Records from a data collection
╭──
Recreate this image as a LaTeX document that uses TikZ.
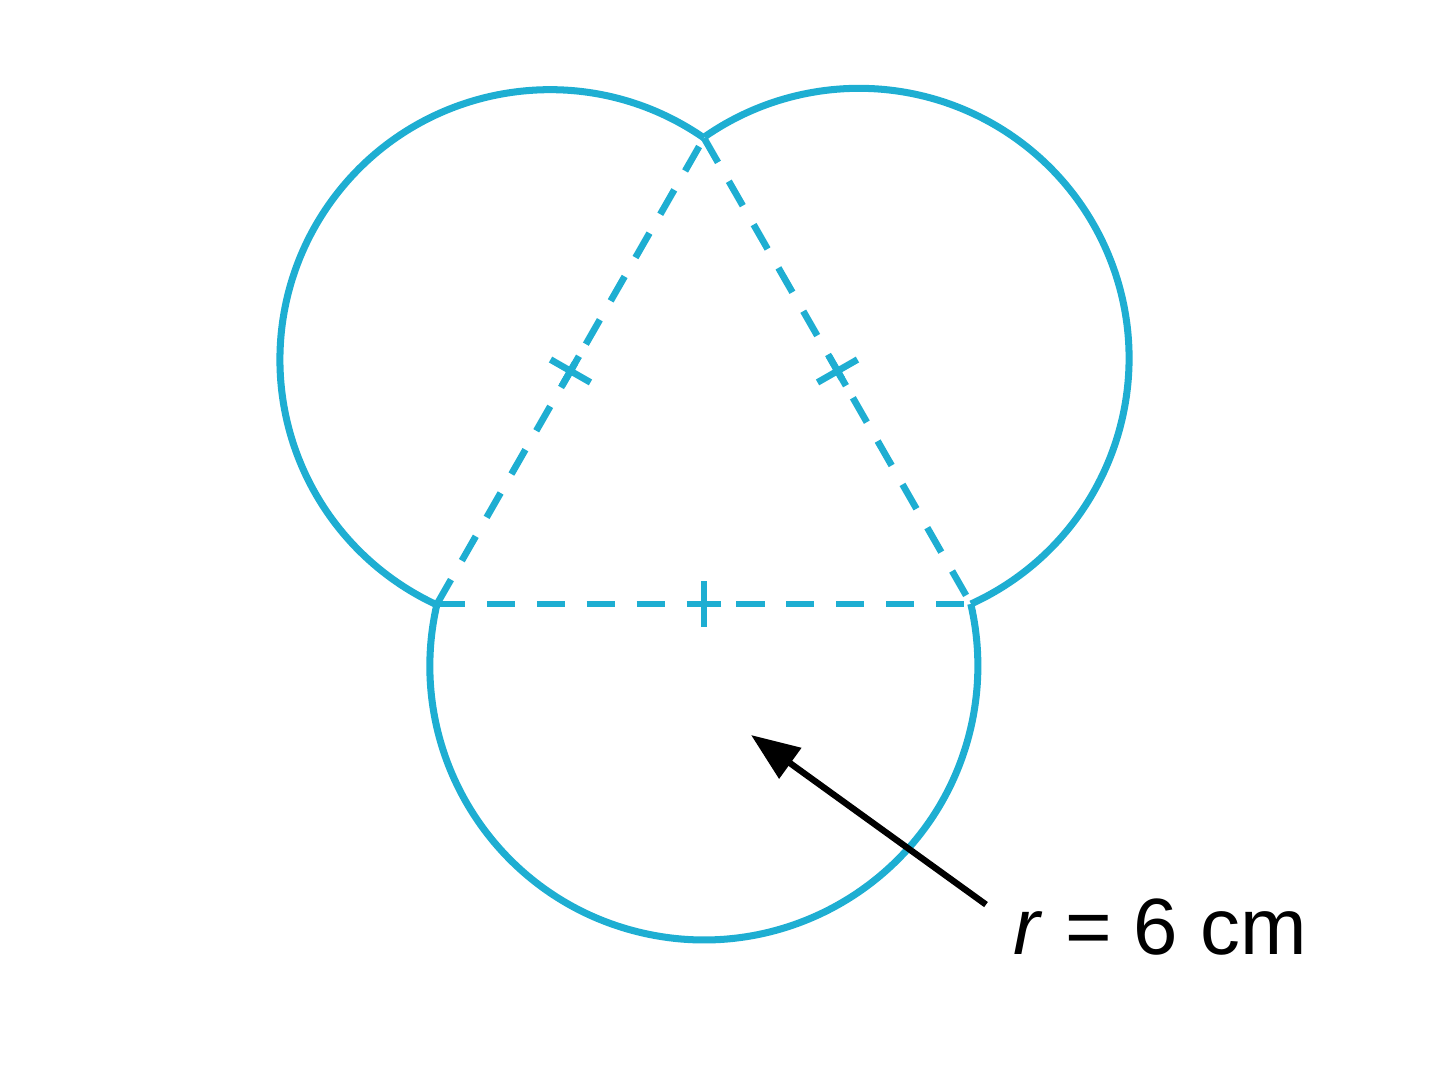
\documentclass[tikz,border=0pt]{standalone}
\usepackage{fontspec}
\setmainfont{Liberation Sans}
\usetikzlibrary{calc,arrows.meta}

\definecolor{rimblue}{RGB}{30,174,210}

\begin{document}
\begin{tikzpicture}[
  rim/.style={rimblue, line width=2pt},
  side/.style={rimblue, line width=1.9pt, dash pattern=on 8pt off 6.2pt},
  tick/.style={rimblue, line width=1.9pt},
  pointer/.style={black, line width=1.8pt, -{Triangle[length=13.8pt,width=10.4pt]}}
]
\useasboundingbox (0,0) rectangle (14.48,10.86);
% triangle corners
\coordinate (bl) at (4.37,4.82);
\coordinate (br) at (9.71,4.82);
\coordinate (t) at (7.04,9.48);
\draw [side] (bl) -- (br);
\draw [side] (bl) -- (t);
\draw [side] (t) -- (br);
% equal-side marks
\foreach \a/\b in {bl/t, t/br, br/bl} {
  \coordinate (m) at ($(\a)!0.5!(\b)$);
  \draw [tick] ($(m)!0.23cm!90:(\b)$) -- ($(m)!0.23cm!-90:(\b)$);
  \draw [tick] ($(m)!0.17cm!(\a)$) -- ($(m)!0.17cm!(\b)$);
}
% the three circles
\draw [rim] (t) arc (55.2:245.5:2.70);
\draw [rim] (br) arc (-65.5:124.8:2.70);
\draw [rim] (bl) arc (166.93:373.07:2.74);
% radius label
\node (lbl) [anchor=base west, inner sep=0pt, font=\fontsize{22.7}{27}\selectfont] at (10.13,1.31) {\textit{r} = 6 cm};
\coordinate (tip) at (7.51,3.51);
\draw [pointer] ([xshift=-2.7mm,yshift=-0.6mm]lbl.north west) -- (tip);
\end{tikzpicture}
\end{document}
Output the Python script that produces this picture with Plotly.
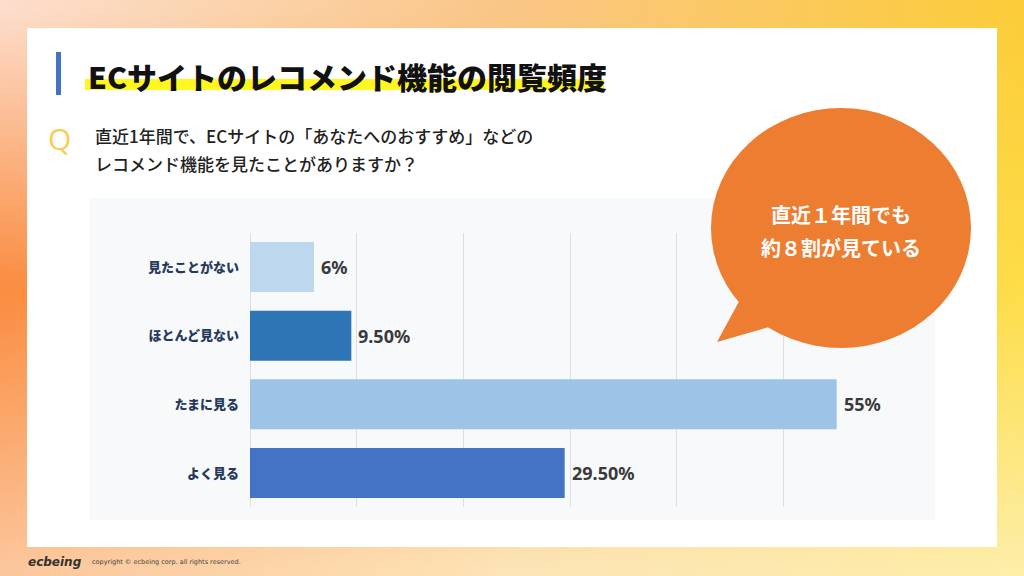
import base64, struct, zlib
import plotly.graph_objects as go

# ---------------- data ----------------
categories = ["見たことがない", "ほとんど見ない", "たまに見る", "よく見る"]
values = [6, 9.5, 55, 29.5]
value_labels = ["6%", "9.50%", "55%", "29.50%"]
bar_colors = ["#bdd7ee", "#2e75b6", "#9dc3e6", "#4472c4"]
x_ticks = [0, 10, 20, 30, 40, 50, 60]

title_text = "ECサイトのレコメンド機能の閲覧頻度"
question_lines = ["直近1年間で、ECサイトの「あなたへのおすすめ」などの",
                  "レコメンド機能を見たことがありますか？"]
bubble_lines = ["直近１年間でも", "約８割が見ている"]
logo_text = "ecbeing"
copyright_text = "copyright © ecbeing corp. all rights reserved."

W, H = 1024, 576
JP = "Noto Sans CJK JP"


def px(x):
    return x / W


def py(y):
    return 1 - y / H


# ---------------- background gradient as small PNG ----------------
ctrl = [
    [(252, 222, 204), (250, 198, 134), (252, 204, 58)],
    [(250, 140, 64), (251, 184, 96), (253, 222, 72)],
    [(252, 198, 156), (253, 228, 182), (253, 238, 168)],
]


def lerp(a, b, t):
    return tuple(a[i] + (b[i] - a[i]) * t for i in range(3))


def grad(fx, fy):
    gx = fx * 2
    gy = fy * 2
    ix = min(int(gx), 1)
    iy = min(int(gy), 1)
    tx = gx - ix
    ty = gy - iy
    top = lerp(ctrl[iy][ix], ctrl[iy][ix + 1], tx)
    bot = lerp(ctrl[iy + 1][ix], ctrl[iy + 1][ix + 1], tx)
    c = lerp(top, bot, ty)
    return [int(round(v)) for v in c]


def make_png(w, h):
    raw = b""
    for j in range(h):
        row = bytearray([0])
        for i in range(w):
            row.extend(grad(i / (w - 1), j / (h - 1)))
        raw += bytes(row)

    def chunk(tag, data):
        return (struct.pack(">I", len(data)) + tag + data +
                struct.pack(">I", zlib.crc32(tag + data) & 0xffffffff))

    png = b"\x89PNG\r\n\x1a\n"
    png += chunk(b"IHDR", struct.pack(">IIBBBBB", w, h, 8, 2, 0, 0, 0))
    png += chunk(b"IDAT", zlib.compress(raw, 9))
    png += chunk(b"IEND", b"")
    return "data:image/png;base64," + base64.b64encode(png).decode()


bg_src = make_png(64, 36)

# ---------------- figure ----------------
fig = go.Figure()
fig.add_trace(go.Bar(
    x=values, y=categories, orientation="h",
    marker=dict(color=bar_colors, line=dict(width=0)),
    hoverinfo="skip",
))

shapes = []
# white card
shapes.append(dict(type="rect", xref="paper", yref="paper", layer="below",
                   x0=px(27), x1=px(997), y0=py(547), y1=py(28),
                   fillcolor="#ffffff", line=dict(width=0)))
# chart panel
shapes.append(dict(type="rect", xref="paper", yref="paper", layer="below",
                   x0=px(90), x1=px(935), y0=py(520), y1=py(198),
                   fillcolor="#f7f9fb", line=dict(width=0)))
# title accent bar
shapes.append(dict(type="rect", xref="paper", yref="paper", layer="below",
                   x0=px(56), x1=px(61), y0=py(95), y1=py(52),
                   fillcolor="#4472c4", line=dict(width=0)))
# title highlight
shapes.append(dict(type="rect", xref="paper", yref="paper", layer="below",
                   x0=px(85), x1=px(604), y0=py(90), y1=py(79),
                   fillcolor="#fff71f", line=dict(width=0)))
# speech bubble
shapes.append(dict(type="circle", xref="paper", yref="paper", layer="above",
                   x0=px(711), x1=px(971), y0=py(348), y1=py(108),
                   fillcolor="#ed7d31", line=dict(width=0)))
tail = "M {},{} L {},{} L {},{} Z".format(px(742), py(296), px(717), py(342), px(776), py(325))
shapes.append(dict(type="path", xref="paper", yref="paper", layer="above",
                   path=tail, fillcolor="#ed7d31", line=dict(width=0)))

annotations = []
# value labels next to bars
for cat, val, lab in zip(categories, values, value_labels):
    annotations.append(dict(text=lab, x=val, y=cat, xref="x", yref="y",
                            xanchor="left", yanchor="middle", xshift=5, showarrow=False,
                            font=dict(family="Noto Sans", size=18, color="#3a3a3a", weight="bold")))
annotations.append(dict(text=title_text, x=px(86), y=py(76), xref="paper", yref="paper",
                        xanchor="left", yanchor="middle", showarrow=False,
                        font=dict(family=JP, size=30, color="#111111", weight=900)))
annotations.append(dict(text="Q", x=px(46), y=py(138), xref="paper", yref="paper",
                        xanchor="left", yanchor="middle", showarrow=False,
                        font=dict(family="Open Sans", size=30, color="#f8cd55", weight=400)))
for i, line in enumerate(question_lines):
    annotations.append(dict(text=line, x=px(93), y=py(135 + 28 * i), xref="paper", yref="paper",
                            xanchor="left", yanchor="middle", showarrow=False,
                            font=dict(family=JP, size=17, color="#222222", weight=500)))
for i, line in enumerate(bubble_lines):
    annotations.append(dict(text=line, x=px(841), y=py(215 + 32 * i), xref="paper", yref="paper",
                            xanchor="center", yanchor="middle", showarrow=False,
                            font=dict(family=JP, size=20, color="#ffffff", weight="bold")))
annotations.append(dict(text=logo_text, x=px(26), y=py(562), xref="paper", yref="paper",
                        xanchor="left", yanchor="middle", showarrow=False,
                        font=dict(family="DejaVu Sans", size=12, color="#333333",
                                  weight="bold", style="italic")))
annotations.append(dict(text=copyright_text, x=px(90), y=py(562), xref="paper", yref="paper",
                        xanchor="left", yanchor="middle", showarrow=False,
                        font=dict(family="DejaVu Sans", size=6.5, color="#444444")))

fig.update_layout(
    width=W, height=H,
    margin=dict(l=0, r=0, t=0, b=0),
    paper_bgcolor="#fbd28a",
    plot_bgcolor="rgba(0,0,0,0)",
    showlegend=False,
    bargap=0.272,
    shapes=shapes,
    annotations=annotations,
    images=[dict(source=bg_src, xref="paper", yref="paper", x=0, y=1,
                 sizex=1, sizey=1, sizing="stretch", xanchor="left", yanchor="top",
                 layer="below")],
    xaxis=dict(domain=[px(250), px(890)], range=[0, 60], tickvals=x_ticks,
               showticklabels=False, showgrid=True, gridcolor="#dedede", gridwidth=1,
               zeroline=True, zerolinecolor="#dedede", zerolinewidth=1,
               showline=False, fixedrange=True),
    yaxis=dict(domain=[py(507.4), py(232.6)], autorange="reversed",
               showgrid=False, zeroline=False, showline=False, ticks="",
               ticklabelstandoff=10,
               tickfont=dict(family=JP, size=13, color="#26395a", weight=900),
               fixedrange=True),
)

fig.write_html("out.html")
╰──
_EXERCISE BRIEF_
Look above for the line with "Output the Python" and the line with "x_ticks = [0, 10, 20, 30, 40, 50, 60]"; set down those two lines and all lines between them exactly, without pictures and without anything else.

_REPLY TO THE TASK_
Output the Python script that produces this picture with Plotly.
import base64, struct, zlib
import plotly.graph_objects as go

# ---------------- data ----------------
categories = ["見たことがない", "ほとんど見ない", "たまに見る", "よく見る"]
values = [6, 9.5, 55, 29.5]
value_labels = ["6%", "9.50%", "55%", "29.50%"]
bar_colors = ["#bdd7ee", "#2e75b6", "#9dc3e6", "#4472c4"]
x_ticks = [0, 10, 20, 30, 40, 50, 60]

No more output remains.